Saturday, April 5, 2014

How Podcasts Changed My Life

I'm going to level with you guys here. I'm the type of person that resists new technologies and fads... for the most part. Heck, I resist a lot that's outside my routine. I don't really care to watch a lot of new movies, because the old ones I've seen again and again are fine and still hold replay value for me. I tend to take exactly the same driving route to work/home/wherever, unless you can prove to me that a new one is better. I'm a very set in my ways type of person. I refused to get a cell phone until I absolutely did need one (in college, when I was organizing my senior music recital and needed to be able to get in touch with my performers without actually being in my dorm room). Even then, I only got the most basic flip phone. I fought Facebook for a long time and Twitter for even longer. I fought ereaders for years.

Basically, what I'm saying is that I am (infuriatingly) going to resist changing my routine until it's my idea. What's bad is that often, once I do change and try something, I find myself wondering why it took me so long. Still, true to my nature, when my friend Dave Robison (of The Roundtable Podcast fame) told me back at the end of 2010 that he was going to start a podcast for writers, I sort of took the information and set it aside. I wasn't into podcasts. At all. I hardly knew what one was. That is a serious regret.

It wasn't until I changed jobs at the end of 2012 that necessity bred change in me. I got a promotion to a job that allowed me to spend a good amount of my working time listening to my iPod, and despite my large music library, I found myself wanting more.

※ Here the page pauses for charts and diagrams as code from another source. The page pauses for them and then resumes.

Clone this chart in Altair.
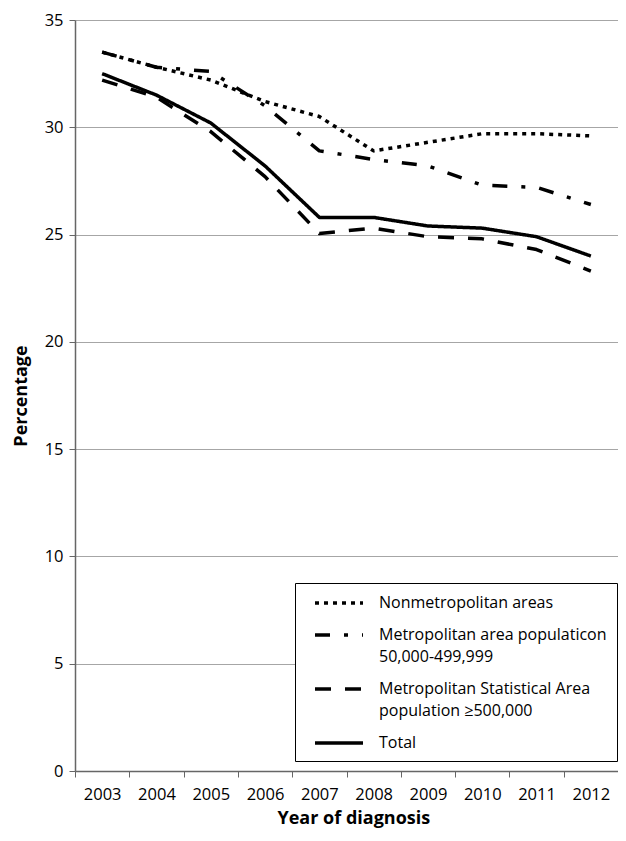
import altair as alt
import pandas as pd

years = [2003, 2004, 2005, 2006, 2007, 2008, 2009, 2010, 2011, 2012]
nonmetro = [33.5, 32.8, 32.2, 31.2, 30.5, 28.9, 29.3, 29.7, 29.7, 29.6]
metro_small = [33.5, 32.8, 32.6, 31.0, 28.9, 28.5, 28.2, 27.3, 27.2, 26.4]
msa_large = [32.2, 31.4, 29.8, 27.7, 25.05, 25.3, 24.9, 24.8, 24.3, 23.3]
total = [32.5, 31.5, 30.2, 28.2, 25.8, 25.8, 25.4, 25.3, 24.9, 24.0]

series_names = [
    "Nonmetropolitan areas",
    "Metropolitan area populaticon|50,000-499,999",
    "Metropolitan Statistical Area|population \u2265500,000",
    "Total",
]
series_values = [nonmetro, metro_small, msa_large, total]

rows = []
for name, vals in zip(series_names, series_values):
    for yr, v in zip(years, vals):
        rows.append({"year": yr, "pct": v, "series": name})
df = pd.DataFrame(rows)

dashes = [[4, 5], [15, 14, 4, 14], [16, 14], [1, 0]]
widths = [3.5, 3.5, 3.8, 2.5]

FONT = "Open Sans"

chart = alt.Chart(df).mark_line(
    color="black", strokeCap="butt", strokeJoin="round"
).encode(
    x=alt.X(
        "year:O",
        bandPosition=0.5,
        scale=alt.Scale(type="band", paddingInner=0, paddingOuter=0),
        axis=alt.Axis(
            title="Year of diagnosis",
            titleAnchor="start",
            titleX=202,
            tickBand="extent",
            labelAngle=0,
            labelFont=FONT,
            labelFontSize=16.5,
            labelColor="black",
            labelPadding=9,
            titleFont=FONT,
            titleFontSize=18,
            titleFontWeight="bold",
            titleColor="black",
            titlePadding=7,
            domainColor="#666666",
            tickColor="#666666",
            tickSize=6,
            domainWidth=1.5,
            grid=False,
        ),
    ),
    y=alt.Y(
        "pct:Q",
        scale=alt.Scale(domain=[0, 35], nice=False),
        axis=alt.Axis(
            title="Percentage",
            values=[0, 5, 10, 15, 20, 25, 30, 35],
            labelFont=FONT,
            labelFontSize=16.5,
            labelColor="black",
            labelPadding=6,
            titleFont=FONT,
            titleFontSize=18,
            titleFontWeight="bold",
            titleColor="black",
            titlePadding=14,
            domainColor="#666666",
            tickColor="#666666",
            tickSize=6,
            domainWidth=1.5,
            gridColor="#a6a6a6",
            gridWidth=1.2,
        ),
    ),
    strokeDash=alt.StrokeDash(
        "series:N",
        scale=alt.Scale(domain=series_names, range=dashes),
        legend=alt.Legend(
            orient="none",
            legendX=220,
            legendY=563,
            title=None,
            symbolType="M-3,0H3",
            symbolSize=256,
            symbolStrokeWidth=3.5,
            symbolStrokeColor="black",
            symbolOffset=24,
            labelOffset=30,
            labelFont=FONT,
            labelFontSize=16,
            labelColor="black",
            labelLimit=400,
            labelExpr="split(datum.label, '|')",
            strokeColor="black",
            fillColor="white",
            padding=10,
            rowPadding=14,
        ),
    ),
    strokeWidth=alt.StrokeWidth(
        "series:N",
        scale=alt.Scale(domain=series_names, range=widths),
        legend=None,
    ),
).properties(
    width=543,
    height=751,
    autosize=alt.AutoSizeParams(type="none"),
    padding={"left": 67, "top": 12, "right": 0, "bottom": 59},
).configure(
    view={"stroke": None},
    style={"guide-label": {"lineHeight": 22}},
)

chart.save("out.html", embed_options={"renderer": "svg", "actions": False})
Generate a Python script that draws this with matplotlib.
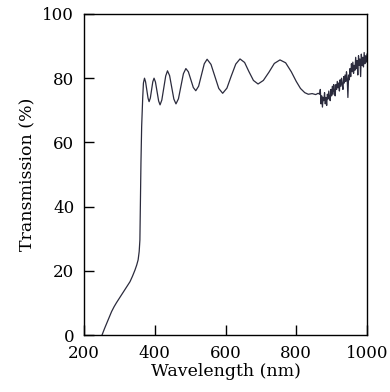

But what else could I listen to? Over two years after Dave mentioned his podcast to me, I suddenly remembered it and actually figured out how to subscribe to a podcast in iTunes. I downloaded The Roundtable Podcast in its entirity and started to listen.

Oh, my GOD! Yet again, I had my "Where have you been all my life" reaction. I stormed through the podcast, learning names I'd never heard before, hearing ideas, and basically opening a whole new world of writing I hadn't known existed. Up until then, I was fumbling along on my own with writing, putting along and not really doing a ton. Sure, I'd already self-published Empeddigo and The Trials of Hallac by then, and Mere Acquaintances was up on the blog, but I really had no real plan or direction, and no networking presence.

The Roundtable Podcast opened the doors to Reader/Writer, I Should Be Writing, The Drabblecast, podiobooks.com, The Every Photo Tells Podcast, and a lot more that I won't list here. It's been just over a year since I started listening to podcasts, and now I don't know where I'd be without them. I've had eight of my short stories podcast on Every Photo Tells. I've joined a Facebook gang of writers. I've expanded my blog, built my full website, and established a Twitter. I'm networking and have made a lot of contacts writing, even just saying hey to other authors and telling them I enjoyed their writing. I'm going to Balticon in May to actually meet some of these people in person. I've uncovered a startup small publishing company and submitted a few things to them (all rejected, but at least I had the cojones to put stuff out!). I've joined critters.org and am refining my reader/editor's eye. I have resources.I'm currently shopping a novel around, looking for nibbles.

And I'm working on starting a podcast of my own. That's right. Captain Resists Podcasts is starting up one.

What about my reading and writing? My To-Read list has gone off the charts. I'll never be able to read everything on my list, and that's not a bad thing. Podiobooks.com that I mentioned helps. There is a nice library of podcast books to listen to, so that helps. I also finally gave in and subscribed to Audible to get more audiobooks. I'm addicted. My wish list on Amazon of books for my kindle is always growing, and the books I already have on my kindle is slowly getting worked through.

I'm learning how to work smarter, how to critique, how to think, how to brainstorm with my amazing co-author (who I'm trying to talk into doing another guest post), how to think in a writerly way, and just generally how to be more productive and improve my work. I think it shows in what I'm turning out. I really do.

In general, I'm happier. I've joined a community of other people who cannot help but write, and they have welcomed me with great enthusiasm. Being a writer doesn't have to be a reclusive career/hobby/whatever. Holy cow are we social people. We send snippets of writing to each other, we beta read for one another, we bounce ideas off one another. None of us want to see the others fail. When someone sells a novel or a story, there's nothing but congratulations and wondering, "Who's next?"

I won't say that my writing career would never happen if I hadn't started listening to podcasts, but it certainly would have taken longer and involved a lot more fumbling. I'm still fumbling, mind you, but I'm not fumbling alone. I've got amazing resources in my coauthor and other writers, ones I've spoken to and those I haven't.

Here's the great thing: podcasts aren't limited to writing. If you're not familiar with podcasting, check things out. You can find podcasts on all sorts of topics. I've actually got one that's helping me with my German and a few history ones (that I'm using to help generate ideas and just generally educate myself). But they run the gamut of all sorts of topics. If you commute, travel, or just like to listen to your iPod (or whatever) while working, doing housework, cooking, walking, running, or anything, then explore what's out there. It's not there for nothing.

And who knows... it might just change your life.